会談は実現するのか(左から金正恩氏とトランプ氏/AFP=時事通信フォト)
米国有数の北朝鮮専門家で米国戦略国際問題研究所(CSIS)韓国部長のビクター・チャ氏は、このほど開催された同研究所の討論会で、ドナルド・トランプ米大統領が10月末に韓国で開催されるアジア太平洋経済協力会議(APEC)首脳会議への出席前後に、板門店で北朝鮮の金正恩朝鮮労働党総書記と会談する可能性があるとの見通しを明らかにした。
トランプ氏は2019年6月30日、米大統領として初めて南北境界線を越えて板門店に入り、金氏と会談をしている。米政府系報道機関「ラヂオ・フリー・アジア(RFA)」が報じた。

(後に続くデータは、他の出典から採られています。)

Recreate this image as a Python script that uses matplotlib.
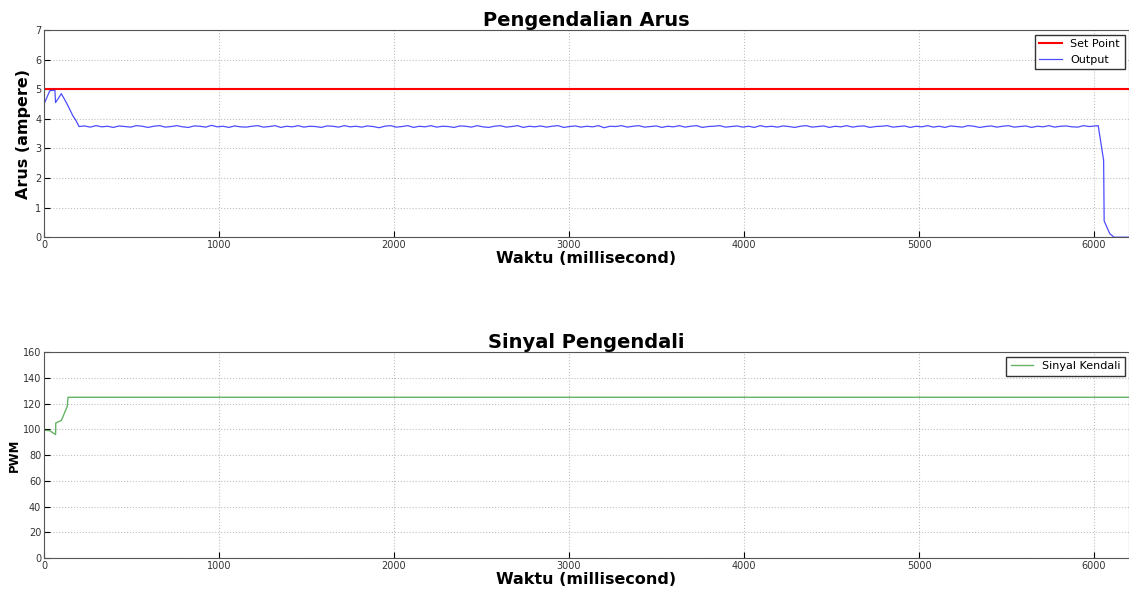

トランプ氏が金氏と会見する理由についてチャ氏は、北朝鮮はウクライナ戦争でロシアを支持しているが、北朝鮮とロシアの緊密な関係は朝鮮半島だけでなく、中東を含む他の地域の安全保障にも負の影響を及ぼす可能性があると指摘。
ロシアと中国が、今後の米軍によるイラン政権の完全な崩壊を防ぐために、北朝鮮をイランの軍事支援の代理人として利用する危険性も捨てきれないとしている。
金氏がトランプ氏と会見する理由についてチャ氏は、米軍が今年6月22日にトランプ氏の命令で、「イランの核施設3か所をGBU-57を含むバンカーバスターで攻撃し、イランの核開発計画に大きな打撃を与えたことを踏まえ、米軍による北朝鮮攻撃を回避する必要がある」と説明している。
一方、韓国の大手紙「朝鮮日報」が韓国の外交筋の話として報じたところによると、トランプ氏は7月末、米韓が関税交渉で妥結する直前に韓国側代表と面会した際、「金正恩は元気か?」などと問いかけたという。韓国交渉団は事前に、米側の追加要求や強硬姿勢を警戒していたが、金正恩総書記の近況を問われたことで当惑し、トランプ氏の真意を疑ったほどだったと同紙は報じている。
また、金氏の妹で朝鮮労働党副部長の金与正氏は7月29日、米国に対する談話を発表し、非核化協議については断固拒否するとする一方で、トランプ氏と金正恩氏の「個人的関係は悪くない」と述べるなど、今後の首脳会談実現について含みを残している。